Problem: Show that $x^n -1 \mid x^k -1 \Leftrightarrow n \vdots k$
My solution: For the inverse statement we have $n \vdots k \Rightarrow n=kt \Rightarrow x^n = x^{kt} \Rightarrow x^n-1 = (x^k)^t-1 = (x^k-1)((x^k)^{t-1} + \dots + 1) \vdots (x^k-1)$.
How to show that the $``\Rightarrow"$ statement?
Here, I present a simpler proof for this question than how I originally posted:
Suppose $k = nq + r$, where $0 \leq r < n$. We have the following:
$$x^k - 1 = x^k - x^r + x^r - 1 = x^r(x^{nq} - 1) + x^r - 1$$
We know from your forward implication that $x^n - 1 \mid x^{nq} - 1$, so we have $x^n - 1 \mid x^r - 1$, which isn't true if $1 \leq r < n$, so we must have $r=0$. Therefore, $x^n - 1 \mid x^k - 1 \iff n \mid k$.

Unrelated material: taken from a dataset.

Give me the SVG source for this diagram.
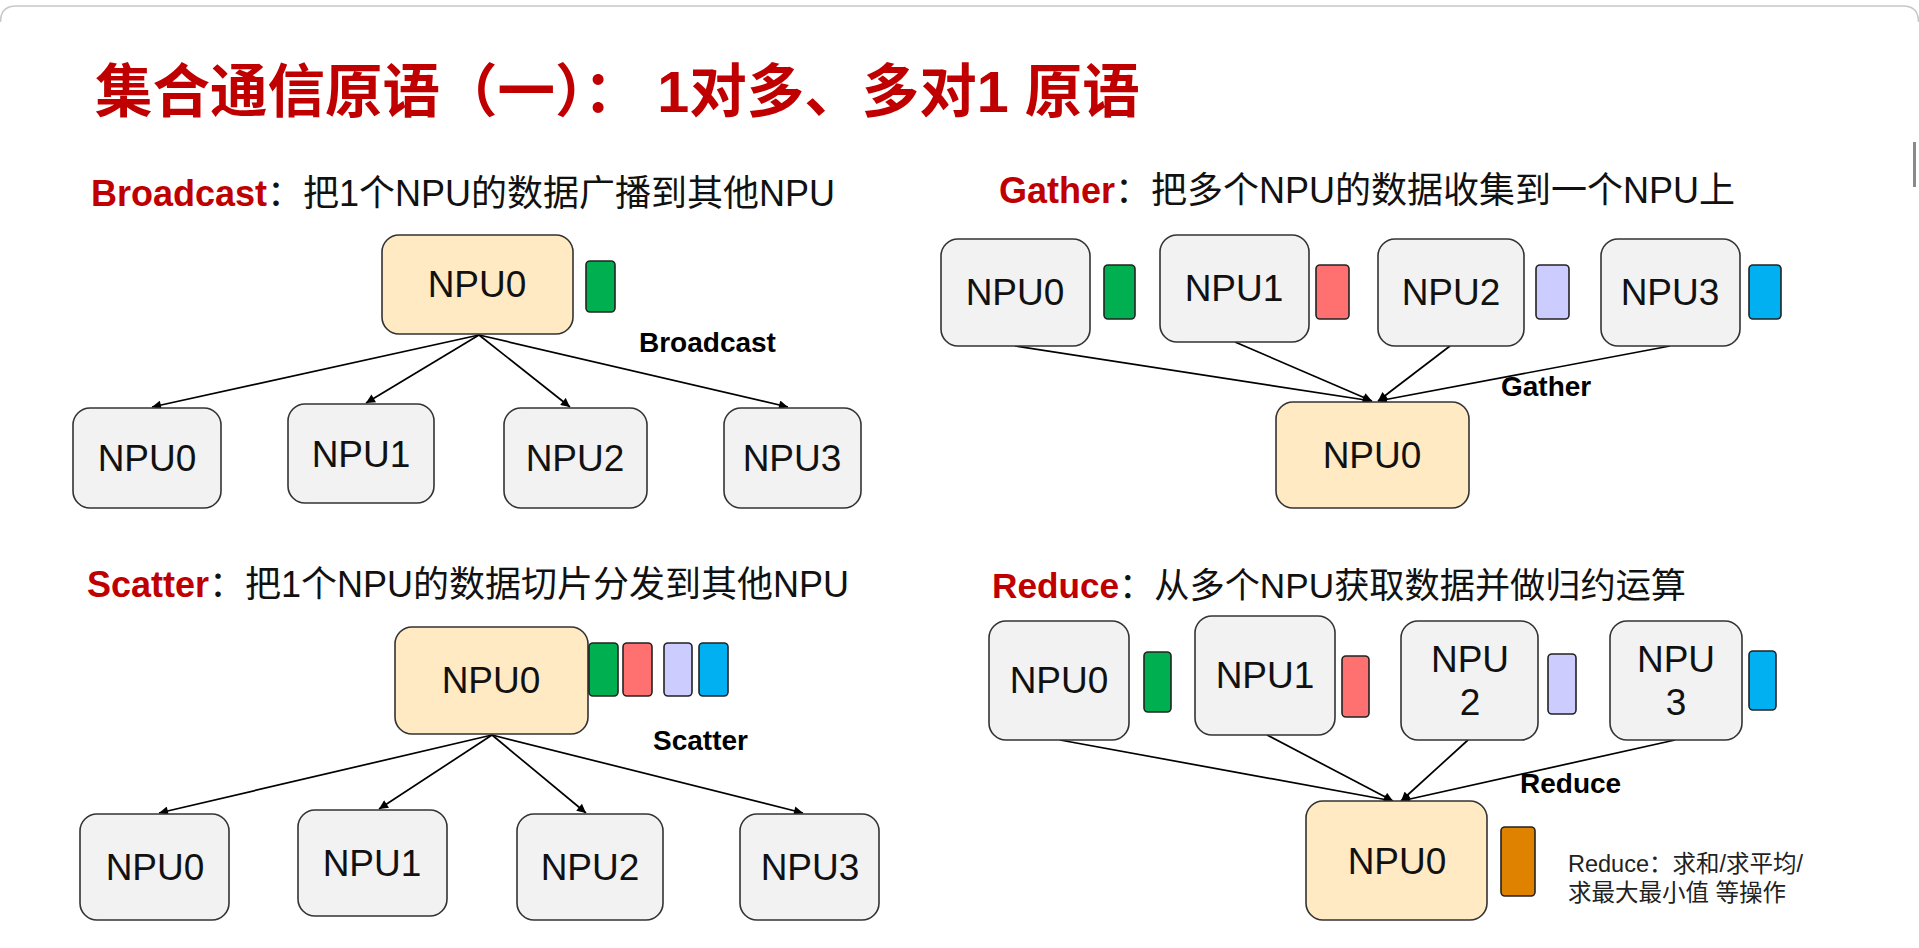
<svg xmlns="http://www.w3.org/2000/svg" width="1919" height="948" viewBox="0 0 1919 948">
<defs>
<marker id="ah" viewBox="0 0 10 10" refX="10" refY="5" markerWidth="10" markerHeight="9" markerUnits="userSpaceOnUse" orient="auto">
<path d="M0,0 L10,5 L0,10 z" fill="#000"/>
</marker>
<style>
.title{font-family:"Liberation Sans","Noto Sans CJK SC",sans-serif;font-weight:bold;font-size:57.5px;fill:#C00000}
.head{font-family:"Liberation Sans","Noto Sans CJK SC",sans-serif;font-size:36px;fill:#111}
.hred{font-weight:bold;fill:#C00000}
.lbl{font-family:"Liberation Sans",sans-serif;font-weight:bold;font-size:28px;fill:#000}
.nt{font-family:"Liberation Sans",sans-serif;font-size:37px;fill:#111;text-anchor:middle}
.note{font-family:"Liberation Sans","Noto Sans CJK SC",sans-serif;font-size:23.5px;fill:#222}
.g{fill:#F2F2F2;stroke:#333;stroke-width:1.6}
.y{fill:#FFEAC4;stroke:#333;stroke-width:1.6}
.blk{stroke:#222;stroke-width:1.6}
.c1{fill:#00B050}.c2{fill:#FF7171}.c3{fill:#CCCCFF}.c4{fill:#00B0F0}.c5{fill:#DF8200}
.ed{stroke:#000;stroke-width:1.7;fill:none;marker-end:url(#ah)}
</style>
</defs>
<rect x="0" y="0" width="1919" height="948" fill="#fff"/>
<path d="M0.5,22 Q0.5,6 16,6 L1903,6 Q1918.5,6 1918.5,22" fill="none" stroke="#c8c8c8" stroke-width="1.5"/>
<rect x="1913" y="142" width="3" height="45" fill="#8a8a8a"/>

<text class="title" x="95" y="112">集合通信原语（一）： 1对多、多对1 原语</text>

<text class="head" x="91" y="206"><tspan class="hred">Broadcast</tspan>：把1个NPU的数据广播到其他NPU</text>
<text class="head" x="999" y="203"><tspan class="hred">Gather</tspan>：把多个NPU的数据收集到一个NPU上</text>
<text class="head" x="87" y="597" font-size="36.3"><tspan class="hred">Scatter</tspan>：把1个NPU的数据切片分发到其他NPU</text>
<text class="head" x="992" y="598" style="font-size:35.2px"><tspan class="hred">Reduce</tspan>：从多个NPU获取数据并做归约运算</text>

<g id="connectors">
<line class="ed" x1="479" y1="335" x2="152" y2="407"/>
<line class="ed" x1="479" y1="335" x2="366" y2="403"/>
<line class="ed" x1="479" y1="335" x2="570" y2="407"/>
<line class="ed" x1="479" y1="335" x2="788" y2="407"/>

<line class="ed" x1="1015" y1="346" x2="1372" y2="401"/>
<line class="ed" x1="1235" y1="342" x2="1372" y2="401"/>
<line class="ed" x1="1450" y1="346" x2="1378" y2="401"/>
<line class="ed" x1="1670" y1="346" x2="1378" y2="401"/>

<line class="ed" x1="492" y1="735" x2="159" y2="813"/>
<line class="ed" x1="492" y1="735" x2="379" y2="809"/>
<line class="ed" x1="492" y1="735" x2="586" y2="813"/>
<line class="ed" x1="492" y1="735" x2="803" y2="813"/>

<line class="ed" x1="1060" y1="740" x2="1393" y2="801"/>
<line class="ed" x1="1267" y1="735" x2="1393" y2="801"/>
<line class="ed" x1="1468" y1="740" x2="1401" y2="801"/>
<line class="ed" x1="1675" y1="740" x2="1401" y2="801"/>
</g>

<!-- Broadcast -->
<g id="bc-src"><rect class="y" x="382" y="235" width="191" height="99" rx="17"/><text class="nt" x="477" y="297">NPU0</text></g>
<g id="bc-data"><rect class="blk c1" x="586" y="261" width="29" height="51" rx="4"/></g>
<g id="bc-label"><text class="lbl" x="639" y="352">Broadcast</text></g>
<g id="bc-n0"><rect class="g" x="73" y="408" width="148" height="100" rx="17"/><text class="nt" x="147" y="471">NPU0</text></g>
<g id="bc-n1"><rect class="g" x="288" y="404" width="146" height="99" rx="17"/><text class="nt" x="361" y="467">NPU1</text></g>
<g id="bc-n2"><rect class="g" x="504" y="408" width="143" height="100" rx="17"/><text class="nt" x="575" y="471">NPU2</text></g>
<g id="bc-n3"><rect class="g" x="724" y="408" width="137" height="100" rx="17"/><text class="nt" x="792" y="471">NPU3</text></g>

<!-- Gather -->
<g id="ga-n0"><rect class="g" x="941" y="239" width="149" height="107" rx="17"/><text class="nt" x="1015" y="305">NPU0</text></g>
<g id="ga-d0"><rect class="blk c1" x="1104" y="265" width="31" height="54" rx="4"/></g>
<g id="ga-n1"><rect class="g" x="1160" y="235" width="149" height="107" rx="17"/><text class="nt" x="1234" y="301">NPU1</text></g>
<g id="ga-d1"><rect class="blk c2" x="1316" y="265" width="33" height="54" rx="4"/></g>
<g id="ga-n2"><rect class="g" x="1378" y="239" width="146" height="107" rx="17"/><text class="nt" x="1451" y="305">NPU2</text></g>
<g id="ga-d2"><rect class="blk c3" x="1536" y="265" width="33" height="54" rx="4"/></g>
<g id="ga-n3"><rect class="g" x="1601" y="239" width="139" height="107" rx="17"/><text class="nt" x="1670" y="305">NPU3</text></g>
<g id="ga-d3"><rect class="blk c4" x="1749" y="265" width="32" height="54" rx="4"/></g>
<g id="ga-label"><text class="lbl" x="1501" y="396">Gather</text></g>
<g id="ga-dst"><rect class="y" x="1276" y="402" width="193" height="106" rx="17"/><text class="nt" x="1372" y="468">NPU0</text></g>

<!-- Scatter -->
<g id="sc-src"><rect class="y" x="395" y="627" width="193" height="107" rx="17"/><text class="nt" x="491" y="693">NPU0</text></g>
<g id="sc-data">
<rect class="blk c1" x="589" y="643" width="29" height="53" rx="4"/>
<rect class="blk c2" x="623" y="643" width="29" height="53" rx="4"/>
<rect class="blk c3" x="664" y="643" width="28" height="53" rx="4"/>
<rect class="blk c4" x="699" y="643" width="29" height="53" rx="4"/>
</g>
<g id="sc-label"><text class="lbl" x="653" y="750">Scatter</text></g>
<g id="sc-n0"><rect class="g" x="80" y="814" width="149" height="106" rx="17"/><text class="nt" x="155" y="880">NPU0</text></g>
<g id="sc-n1"><rect class="g" x="298" y="810" width="149" height="106" rx="17"/><text class="nt" x="372" y="876">NPU1</text></g>
<g id="sc-n2"><rect class="g" x="517" y="814" width="146" height="106" rx="17"/><text class="nt" x="590" y="880">NPU2</text></g>
<g id="sc-n3"><rect class="g" x="740" y="814" width="139" height="106" rx="17"/><text class="nt" x="810" y="880">NPU3</text></g>

<!-- Reduce -->
<g id="rd-n0"><rect class="g" x="989" y="621" width="140" height="119" rx="17"/><text class="nt" x="1059" y="693">NPU0</text></g>
<g id="rd-d0"><rect class="blk c1" x="1144" y="652" width="27" height="60" rx="4"/></g>
<g id="rd-n1"><rect class="g" x="1195" y="616" width="140" height="119" rx="17"/><text class="nt" x="1265" y="688">NPU1</text></g>
<g id="rd-d1"><rect class="blk c2" x="1342" y="656" width="27" height="61" rx="4"/></g>
<g id="rd-n2"><rect class="g" x="1401" y="621" width="137" height="119" rx="17"/><text class="nt" x="1470" y="672">NPU</text><text class="nt" x="1470" y="715">2</text></g>
<g id="rd-d2"><rect class="blk c3" x="1548" y="654" width="28" height="60" rx="4"/></g>
<g id="rd-n3"><rect class="g" x="1610" y="621" width="132" height="119" rx="17"/><text class="nt" x="1676" y="672">NPU</text><text class="nt" x="1676" y="715">3</text></g>
<g id="rd-d3"><rect class="blk c4" x="1749" y="651" width="27" height="59" rx="4"/></g>
<g id="rd-label"><text class="lbl" x="1520" y="793">Reduce</text></g>
<g id="rd-dst"><rect class="y" x="1306" y="801" width="181" height="119" rx="17"/><text class="nt" x="1397" y="874">NPU0</text></g>
<g id="rd-res"><rect class="blk c5" x="1501" y="827" width="34" height="69" rx="4"/></g>
<g id="rd-note">
<text class="note" x="1568" y="872">Reduce：求和/求平均/</text>
<text class="note" x="1568" y="901">求最大最小值 等操作</text>
</g>
</svg>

Here, I present my original proof for this problem:
We can use cyclotomic polynomials to prove this.
We note that $\displaystyle \prod_{d \mid n} \Phi_{d}(x) = x^n - 1$, and that every cyclotomic polynomial is irreducible.
Thus, this problem is
$$\displaystyle \prod_{d \mid n} \Phi_{d}(x) \mid \displaystyle \prod_{d \mid k} \Phi_{d}(x) \iff n \mid k$$
However, since each polynomial is irreducible, then all the terms on the LHS must be present on the RHS, so for all $d \mid n$, we must have $d \mid k$, so we must have $n \mid k$.
If $x^k-1$ divides $x^n-1$ then the roots $\xi_i=\exp\left(2i\pi/k\right)$ of $x^k-1$ for $i=0,\ldots,k-1$ are also roots of $x^n-1$ i.e
$$\xi_i^n=1\iff \frac nk\in \Bbb Z\iff k\vert n$$
Most elementary way to prove this is a following: $$x^k-1\mid x^n-1\iff x^{k-1}+...+x^2+x+1\mid x^{n-1}+...+x^2+x+1 $$ So for $x=1$ we get $$ k\mid n$$
Other way, if $k\mid n$ then $n=kl$ so $$x^n-1 = (x^k)^l-1 = (x^k-1)\Big((x^k)^{l-1}+...+x^k+1\Big)$$
so $$x^k-1\mid x^n-1$$
Roots of the polynomial $x^t-1$ form a finite commutative multiplicative group $G_t$. If $x^n-1$ is divided by $x^k-1$, then all the roots of the latter polynomial are the roots of the first one. In other words $G_k$ is a subgroup of $G_n$. By Lagrange's theorem $k$ divides $n$.